* _Information shown_

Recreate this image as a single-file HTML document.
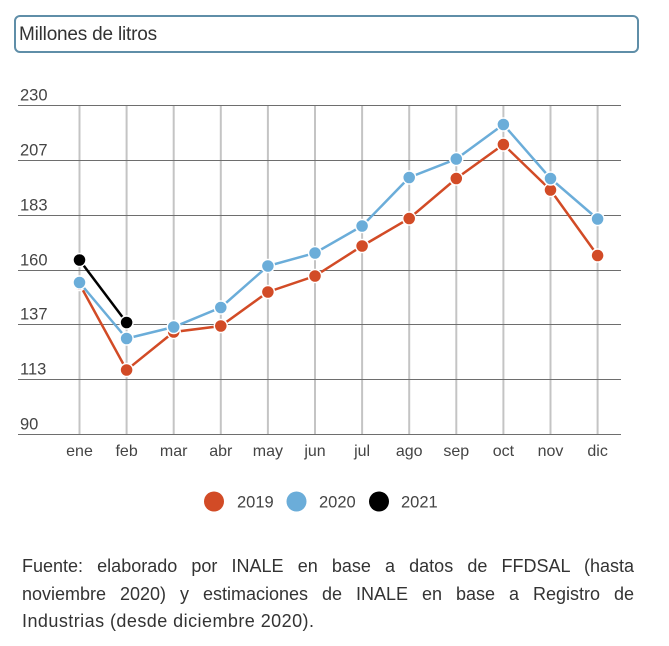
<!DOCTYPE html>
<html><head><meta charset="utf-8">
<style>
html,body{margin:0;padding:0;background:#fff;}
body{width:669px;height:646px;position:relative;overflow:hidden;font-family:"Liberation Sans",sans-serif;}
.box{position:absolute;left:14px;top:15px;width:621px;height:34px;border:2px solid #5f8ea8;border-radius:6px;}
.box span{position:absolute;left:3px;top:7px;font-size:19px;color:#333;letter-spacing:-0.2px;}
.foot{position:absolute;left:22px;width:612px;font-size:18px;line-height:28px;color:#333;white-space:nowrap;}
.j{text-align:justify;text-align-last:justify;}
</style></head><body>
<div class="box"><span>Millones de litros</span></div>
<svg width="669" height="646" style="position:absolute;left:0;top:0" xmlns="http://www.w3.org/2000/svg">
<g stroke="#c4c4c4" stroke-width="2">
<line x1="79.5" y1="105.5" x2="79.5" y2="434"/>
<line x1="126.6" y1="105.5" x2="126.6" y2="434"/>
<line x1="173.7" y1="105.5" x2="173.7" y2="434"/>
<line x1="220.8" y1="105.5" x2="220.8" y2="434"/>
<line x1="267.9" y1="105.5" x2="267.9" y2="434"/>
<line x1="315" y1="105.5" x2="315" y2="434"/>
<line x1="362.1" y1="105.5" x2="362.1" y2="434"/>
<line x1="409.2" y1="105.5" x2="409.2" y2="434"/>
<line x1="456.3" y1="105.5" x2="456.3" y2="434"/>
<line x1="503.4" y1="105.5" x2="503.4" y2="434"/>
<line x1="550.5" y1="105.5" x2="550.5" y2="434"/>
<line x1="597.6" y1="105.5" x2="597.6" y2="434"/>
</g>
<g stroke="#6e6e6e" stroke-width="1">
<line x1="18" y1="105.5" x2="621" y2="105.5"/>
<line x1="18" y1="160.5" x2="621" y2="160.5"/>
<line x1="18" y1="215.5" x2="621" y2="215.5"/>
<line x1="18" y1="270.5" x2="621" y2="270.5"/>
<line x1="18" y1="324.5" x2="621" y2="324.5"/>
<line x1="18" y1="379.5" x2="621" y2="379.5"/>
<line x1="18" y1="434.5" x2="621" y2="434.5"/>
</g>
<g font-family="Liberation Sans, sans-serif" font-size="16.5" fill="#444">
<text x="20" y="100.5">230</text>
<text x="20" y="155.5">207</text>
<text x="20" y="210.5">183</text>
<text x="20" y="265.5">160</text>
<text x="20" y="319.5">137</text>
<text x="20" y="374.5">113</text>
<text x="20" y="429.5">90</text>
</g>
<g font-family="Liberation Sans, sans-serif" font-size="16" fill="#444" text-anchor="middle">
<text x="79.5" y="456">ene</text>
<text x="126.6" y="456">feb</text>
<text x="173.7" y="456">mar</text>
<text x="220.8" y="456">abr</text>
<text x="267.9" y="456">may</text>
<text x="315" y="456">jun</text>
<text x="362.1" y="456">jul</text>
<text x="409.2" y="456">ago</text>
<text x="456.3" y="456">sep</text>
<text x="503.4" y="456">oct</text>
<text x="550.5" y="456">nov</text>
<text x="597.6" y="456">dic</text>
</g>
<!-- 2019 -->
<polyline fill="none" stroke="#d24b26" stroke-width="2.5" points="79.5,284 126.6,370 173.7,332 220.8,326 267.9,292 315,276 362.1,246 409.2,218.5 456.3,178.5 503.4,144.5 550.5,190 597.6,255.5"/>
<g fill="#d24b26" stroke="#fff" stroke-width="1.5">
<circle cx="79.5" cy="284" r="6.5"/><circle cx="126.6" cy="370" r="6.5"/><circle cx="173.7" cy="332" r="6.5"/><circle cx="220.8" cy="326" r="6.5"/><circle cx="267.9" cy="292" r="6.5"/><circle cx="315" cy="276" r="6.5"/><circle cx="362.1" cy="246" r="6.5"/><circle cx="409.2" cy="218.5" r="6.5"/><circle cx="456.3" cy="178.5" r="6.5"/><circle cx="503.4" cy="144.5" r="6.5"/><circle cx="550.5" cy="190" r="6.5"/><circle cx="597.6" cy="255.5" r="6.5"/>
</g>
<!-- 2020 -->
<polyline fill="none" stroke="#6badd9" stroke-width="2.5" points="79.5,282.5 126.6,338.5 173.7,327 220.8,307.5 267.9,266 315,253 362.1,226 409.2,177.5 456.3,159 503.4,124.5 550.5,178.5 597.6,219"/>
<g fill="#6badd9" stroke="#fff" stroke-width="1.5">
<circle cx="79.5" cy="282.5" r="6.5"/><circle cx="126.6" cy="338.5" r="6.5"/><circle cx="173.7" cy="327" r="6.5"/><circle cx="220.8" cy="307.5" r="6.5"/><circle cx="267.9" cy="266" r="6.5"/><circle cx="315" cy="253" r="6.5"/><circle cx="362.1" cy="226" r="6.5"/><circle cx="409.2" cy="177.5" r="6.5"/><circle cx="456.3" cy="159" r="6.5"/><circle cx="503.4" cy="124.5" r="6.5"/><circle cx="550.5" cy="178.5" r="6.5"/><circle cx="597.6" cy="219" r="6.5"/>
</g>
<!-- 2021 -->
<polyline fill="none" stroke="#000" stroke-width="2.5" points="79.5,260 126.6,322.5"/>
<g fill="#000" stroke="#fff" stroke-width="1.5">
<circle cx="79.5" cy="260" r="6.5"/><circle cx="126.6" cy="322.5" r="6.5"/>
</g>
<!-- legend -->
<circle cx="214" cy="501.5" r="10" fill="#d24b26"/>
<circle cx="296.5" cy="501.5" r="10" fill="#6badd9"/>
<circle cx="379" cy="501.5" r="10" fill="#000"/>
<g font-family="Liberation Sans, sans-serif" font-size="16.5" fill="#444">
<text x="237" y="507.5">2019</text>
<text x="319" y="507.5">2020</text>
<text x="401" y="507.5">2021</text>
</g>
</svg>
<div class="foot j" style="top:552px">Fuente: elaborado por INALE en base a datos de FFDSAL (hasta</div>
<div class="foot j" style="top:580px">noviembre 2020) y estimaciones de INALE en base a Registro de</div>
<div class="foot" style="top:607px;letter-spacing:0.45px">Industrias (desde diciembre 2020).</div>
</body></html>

* _Brief_
Omit any images, then output the listing exactly.

* _Solution to this exercise_
Recreate this image as a single-file HTML document.
<!DOCTYPE html>
<html><head><meta charset="utf-8">
<style>
html,body{margin:0;padding:0;background:#fff;}
body{width:669px;height:646px;position:relative;overflow:hidden;font-family:"Liberation Sans",sans-serif;}
.box{position:absolute;left:14px;top:15px;width:621px;height:34px;border:2px solid #5f8ea8;border-radius:6px;}
.box span{position:absolute;left:3px;top:7px;font-size:19px;color:#333;letter-spacing:-0.2px;}
.foot{position:absolute;left:22px;width:612px;font-size:18px;line-height:28px;color:#333;white-space:nowrap;}
.j{text-align:justify;text-align-last:justify;}
</style></head><body>
<div class="box"><span>Millones de litros</span></div>
<svg width="669" height="646" style="position:absolute;left:0;top:0" xmlns="http://www.w3.org/2000/svg">
<g stroke="#c4c4c4" stroke-width="2">
<line x1="79.5" y1="105.5" x2="79.5" y2="434"/>
<line x1="126.6" y1="105.5" x2="126.6" y2="434"/>
<line x1="173.7" y1="105.5" x2="173.7" y2="434"/>
<line x1="220.8" y1="105.5" x2="220.8" y2="434"/>
<line x1="267.9" y1="105.5" x2="267.9" y2="434"/>
<line x1="315" y1="105.5" x2="315" y2="434"/>
<line x1="362.1" y1="105.5" x2="362.1" y2="434"/>
<line x1="409.2" y1="105.5" x2="409.2" y2="434"/>
<line x1="456.3" y1="105.5" x2="456.3" y2="434"/>
<line x1="503.4" y1="105.5" x2="503.4" y2="434"/>
<line x1="550.5" y1="105.5" x2="550.5" y2="434"/>
<line x1="597.6" y1="105.5" x2="597.6" y2="434"/>
</g>
<g stroke="#6e6e6e" stroke-width="1">
<line x1="18" y1="105.5" x2="621" y2="105.5"/>
<line x1="18" y1="160.5" x2="621" y2="160.5"/>
<line x1="18" y1="215.5" x2="621" y2="215.5"/>
<line x1="18" y1="270.5" x2="621" y2="270.5"/>
<line x1="18" y1="324.5" x2="621" y2="324.5"/>
<line x1="18" y1="379.5" x2="621" y2="379.5"/>
<line x1="18" y1="434.5" x2="621" y2="434.5"/>
</g>
<g font-family="Liberation Sans, sans-serif" font-size="16.5" fill="#444">
<text x="20" y="100.5">230</text>
<text x="20" y="155.5">207</text>
<text x="20" y="210.5">183</text>
<text x="20" y="265.5">160</text>
<text x="20" y="319.5">137</text>
<text x="20" y="374.5">113</text>
<text x="20" y="429.5">90</text>
</g>
<g font-family="Liberation Sans, sans-serif" font-size="16" fill="#444" text-anchor="middle">
<text x="79.5" y="456">ene</text>
<text x="126.6" y="456">feb</text>
<text x="173.7" y="456">mar</text>
<text x="220.8" y="456">abr</text>
<text x="267.9" y="456">may</text>
<text x="315" y="456">jun</text>
<text x="362.1" y="456">jul</text>
<text x="409.2" y="456">ago</text>
<text x="456.3" y="456">sep</text>
<text x="503.4" y="456">oct</text>
<text x="550.5" y="456">nov</text>
<text x="597.6" y="456">dic</text>
</g>
<!-- 2019 -->
<polyline fill="none" stroke="#d24b26" stroke-width="2.5" points="79.5,284 126.6,370 173.7,332 220.8,326 267.9,292 315,276 362.1,246 409.2,218.5 456.3,178.5 503.4,144.5 550.5,190 597.6,255.5"/>
<g fill="#d24b26" stroke="#fff" stroke-width="1.5">
<circle cx="79.5" cy="284" r="6.5"/><circle cx="126.6" cy="370" r="6.5"/><circle cx="173.7" cy="332" r="6.5"/><circle cx="220.8" cy="326" r="6.5"/><circle cx="267.9" cy="292" r="6.5"/><circle cx="315" cy="276" r="6.5"/><circle cx="362.1" cy="246" r="6.5"/><circle cx="409.2" cy="218.5" r="6.5"/><circle cx="456.3" cy="178.5" r="6.5"/><circle cx="503.4" cy="144.5" r="6.5"/><circle cx="550.5" cy="190" r="6.5"/><circle cx="597.6" cy="255.5" r="6.5"/>
</g>
<!-- 2020 -->
<polyline fill="none" stroke="#6badd9" stroke-width="2.5" points="79.5,282.5 126.6,338.5 173.7,327 220.8,307.5 267.9,266 315,253 362.1,226 409.2,177.5 456.3,159 503.4,124.5 550.5,178.5 597.6,219"/>
<g fill="#6badd9" stroke="#fff" stroke-width="1.5">
<circle cx="79.5" cy="282.5" r="6.5"/><circle cx="126.6" cy="338.5" r="6.5"/><circle cx="173.7" cy="327" r="6.5"/><circle cx="220.8" cy="307.5" r="6.5"/><circle cx="267.9" cy="266" r="6.5"/><circle cx="315" cy="253" r="6.5"/><circle cx="362.1" cy="226" r="6.5"/><circle cx="409.2" cy="177.5" r="6.5"/><circle cx="456.3" cy="159" r="6.5"/><circle cx="503.4" cy="124.5" r="6.5"/><circle cx="550.5" cy="178.5" r="6.5"/><circle cx="597.6" cy="219" r="6.5"/>
</g>
<!-- 2021 -->
<polyline fill="none" stroke="#000" stroke-width="2.5" points="79.5,260 126.6,322.5"/>
<g fill="#000" stroke="#fff" stroke-width="1.5">
<circle cx="79.5" cy="260" r="6.5"/><circle cx="126.6" cy="322.5" r="6.5"/>
</g>
<!-- legend -->
<circle cx="214" cy="501.5" r="10" fill="#d24b26"/>
<circle cx="296.5" cy="501.5" r="10" fill="#6badd9"/>
<circle cx="379" cy="501.5" r="10" fill="#000"/>
<g font-family="Liberation Sans, sans-serif" font-size="16.5" fill="#444">
<text x="237" y="507.5">2019</text>
<text x="319" y="507.5">2020</text>
<text x="401" y="507.5">2021</text>
</g>
</svg>
<div class="foot j" style="top:552px">Fuente: elaborado por INALE en base a datos de FFDSAL (hasta</div>
<div class="foot j" style="top:580px">noviembre 2020) y estimaciones de INALE en base a Registro de</div>
<div class="foot" style="top:607px;letter-spacing:0.45px">Industrias (desde diciembre 2020).</div>
</body></html>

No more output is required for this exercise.